The gradient of the correction energy \(E^{corr}\) is computed numerically by the two point formula.

Line search#

Line search algorithm defines an optimal step length (\(\alpha\)) for the search direction \(\boldsymbol{p}_k\). It is obtained by minimizing the function

\[f(\alpha) = F(\boldsymbol{x}_k + \alpha \boldsymbol{p}_k), \qquad \dfrac{d f(\alpha)}{d \alpha} = \boldsymbol{\nabla} F(\boldsymbol{x}_k + \alpha \boldsymbol{p}_k) \boldsymbol{p}_k\]

enough to satisfy strong Wolfe conditions:

\[\begin{split}F(\boldsymbol{x}_k + \alpha\boldsymbol{p}_k) &\le F(\boldsymbol{x}_k) + c_1 \alpha_k \boldsymbol{\nabla} F(\boldsymbol{x}_k) \boldsymbol{p}_k, \\ \vert\boldsymbol{\nabla} F(\boldsymbol{x}_k + \alpha\boldsymbol{p}_k)\boldsymbol{p}_k\vert &\le c_2\vert\boldsymbol{\nabla} F(\boldsymbol{x}_k)\boldsymbol{p}_k\vert\end{split}\]

Line search algorithm:

Given \(\boldsymbol{x}_k\) and \(\boldsymbol{p}_k\)

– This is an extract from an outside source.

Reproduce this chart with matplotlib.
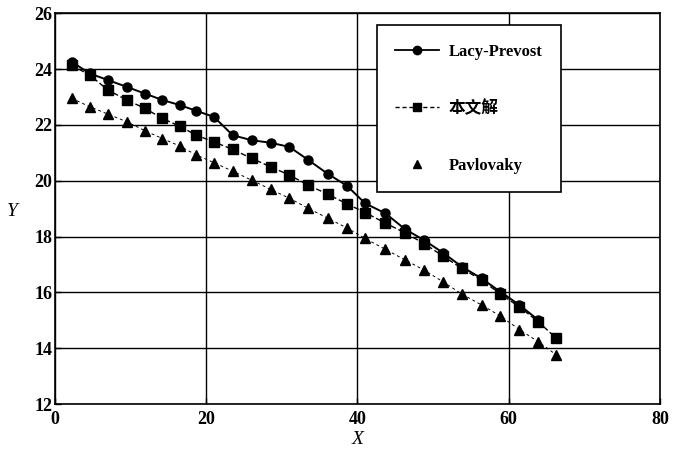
import matplotlib
matplotlib.use("Agg")
import matplotlib.pyplot as plt
from matplotlib.lines import Line2D

# data
x_pts = [2.2, 4.6, 7.05, 9.5, 11.9, 14.2, 16.5, 18.7, 21.0, 23.5, 26.0, 28.5, 31.0,
         33.5, 36.1, 38.6, 41.0, 43.7, 46.3, 48.8, 51.3, 53.8, 56.4, 58.9, 61.4, 63.9, 66.3]

lacy = [24.26, 23.84, 23.60, 23.36, 23.12, 22.89, 22.71, 22.50, 22.29, 21.63, 21.45,
        21.36, 21.21, 20.74, 20.24, 19.82, 19.19, 18.83, 18.26, 17.87, 17.42, 16.92,
        16.50, 16.02, 15.55, 15.01]
bwj = [24.14, 23.78, 23.24, 22.89, 22.59, 22.23, 21.95, 21.63, 21.39, 21.12, 20.80,
       20.50, 20.20, 19.84, 19.51, 19.17, 18.86, 18.48, 18.13, 17.75, 17.30, 16.86,
       16.44, 15.94, 15.48, 14.95, 14.35]
pavl = [22.95, 22.65, 22.38, 22.11, 21.79, 21.51, 21.24, 20.92, 20.65, 20.34, 20.02,
        19.69, 19.37, 19.01, 18.65, 18.31, 17.93, 17.54, 17.16, 16.80, 16.38, 15.94,
        15.55, 15.15, 14.67, 14.23, 13.76]

names = ["Lacy-Prevost", "本文解", "Pavlovaky"]

serif = ["Liberation Serif", "DejaVu Serif"]

fig = plt.figure(figsize=(6.73, 4.55), dpi=100)
ax = fig.add_axes([0.0817, 0.112, 0.899, 0.859])

ax.plot(x_pts[:len(lacy)], lacy, "-", color="black", lw=1.4,
        marker="o", ms=6.5, zorder=3)
ax.plot(x_pts, bwj, "--", color="black", lw=1.0, dashes=(4, 2),
        marker="s", ms=7, zorder=3)
ax.plot(x_pts, pavl, "--", color="black", lw=0.7, dashes=(3, 3),
        marker="^", ms=6.5, zorder=3)

ax.set_xlim(0, 80)
ax.set_ylim(12, 26)
ax.set_xticks([0, 20, 40, 60, 80])
ax.set_yticks(range(12, 27, 2))
ax.grid(True, color="black", lw=1.0)
ax.tick_params(direction="in", length=4, width=1, labelsize=13, pad=2)
ax.tick_params(axis="x", pad=5)
for lab in ax.get_xticklabels() + ax.get_yticklabels():
    lab.set_family(serif)
    lab.set_fontweight("bold")
for sp in ax.spines.values():
    sp.set_linewidth(1.2)

ax.set_xlabel("X", family=serif, style="italic", fontsize=14, labelpad=2)
ax.set_ylabel("Y", family=serif, style="italic", fontsize=14, rotation=0)
ax.yaxis.set_label_coords(-0.071, 0.47)

handles = [
    Line2D([], [], color="black", lw=1.3, marker="o", ms=6),
    Line2D([], [], color="black", lw=1.0, ls="--", dashes=(3, 2), marker="s", ms=6),
    Line2D([], [], color="black", lw=0, marker="^", ms=6),
]
leg = ax.legend(handles, names, loc="upper left", bbox_to_anchor=(0.532, 0.969),
                frameon=True, fancybox=False, edgecolor="black", framealpha=1,
                labelspacing=2.45, handlelength=2.6, borderpad=1.1,
                handletextpad=0.6, borderaxespad=0,
                prop={"family": ["Liberation Serif", "Noto Sans CJK SC"],
                      "size": 12, "weight": "bold"})
leg.get_frame().set_linewidth(1.2)

fig.savefig("out.png", dpi=100)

If \(\alpha = 1\) satisfies strong Wolfe condition, then return \(1\).
Set \(\alpha_0 = 0\), \(\alpha_{\text{max}} = 2\) and chose \(\alpha_1\) via Cubic interpolation;
\(i \gets 1\);
While maximum number of iterations is not achieved:
1. Compute \(f(\alpha_i) = F(\boldsymbol{x}_k + \alpha_i \boldsymbol{p}_k)\);
2. If \(f(\alpha_i) > f(0) + c_1 \alpha_i f^{\prime}(0)\) or \(f(\alpha_i) \ge f(\alpha_{i-1})\) and \(i > 1\), then return \(zoom(\alpha_{i-1}, \alpha_i)\);
3. Compute \(f^{\prime}(\alpha_i) = \boldsymbol{\nabla} F(\boldsymbol{x}_k + \alpha_i \boldsymbol{p}_k) \boldsymbol{p}_k\);
4. If \(\vert f^{\prime}(\alpha_i)\vert \le -c_2 f^{\prime}(0)\), then return \(\alpha_i\);
5. If \(f^{\prime}(\alpha_i) \ge 0\), then return \(zoom(\alpha_i, \alpha_{i-1})\);
6. Choose \(\alpha_{i+1}\) via Cubic interpolation;
7. \(i \gets i + 1\).

\(zoom\) algorithm:

Given \(\alpha_{lo}\), \(\alpha_{hi}\)

Repeat
1. Interpolate \(\alpha_j\) via Cubic interpolation;
2. Compute \(f(\alpha_j) = F(\boldsymbol{x}_k + \alpha_j \boldsymbol{p}_k)\);
3. Check that value of the function sufficiently decreases.
4. If \(f(\alpha_j) > f(0) + c_1 \alpha_j f^{\prime}(0)\) or \(f(\alpha_j) \ge f(\alpha_{lo})\), then \(\alpha_{hi} \gets \alpha_j\)
5. Else
  1. If \(\vert f^{\prime}(\alpha_j)\vert \le -c_2 f^{\prime}(0)\), then return \(\alpha_j\);
  2. If \(f^{\prime}(\alpha_j)(\alpha_{hi} - \alpha_{lo}) \ge 0\), then \(\alpha_{hi} \gets \alpha_{lo}\);
  3. \(\alpha_{lo} \gets \alpha_j\).

Cubic interpolation#

Given \(\alpha_l\), \(\alpha_h\) and \(f(\alpha_l)\), \(f(\alpha_h)\) and \(f^{\prime}(\alpha_l)\), \(f^{\prime}(\alpha_h)\) compute new \(\alpha_m\) as

\[\begin{split}\alpha_{min} &= \alpha_h - (\alpha_h - \alpha_l) \dfrac{f^{\prime}(\alpha_h) + d_2 - d_1}{f^{\prime}(\alpha_h) - f^{\prime}(\alpha_l) + 2d_2} \\ d_1 &= f^{\prime}(\alpha_l) + f^{\prime}(\alpha_h) - 3 \dfrac{f(\alpha_l) - f(\alpha_h)}{\alpha_l - \alpha_h} \\ d_2 &= \text{sign}(\alpha_h - \alpha_l) \sqrt{d_1^2 - f^{\prime}(\alpha_l)f^{\prime}(\alpha_h)}\end{split}\]

If \(d_1^2 - f^{\prime}(\alpha_l)f^{\prime}(\alpha_h) < 0\), then \(\alpha_{min} = \alpha_l\) if \(f(\alpha_l) \le f(\alpha_h)\), otherwise \(\alpha_{min} = \alpha_h\).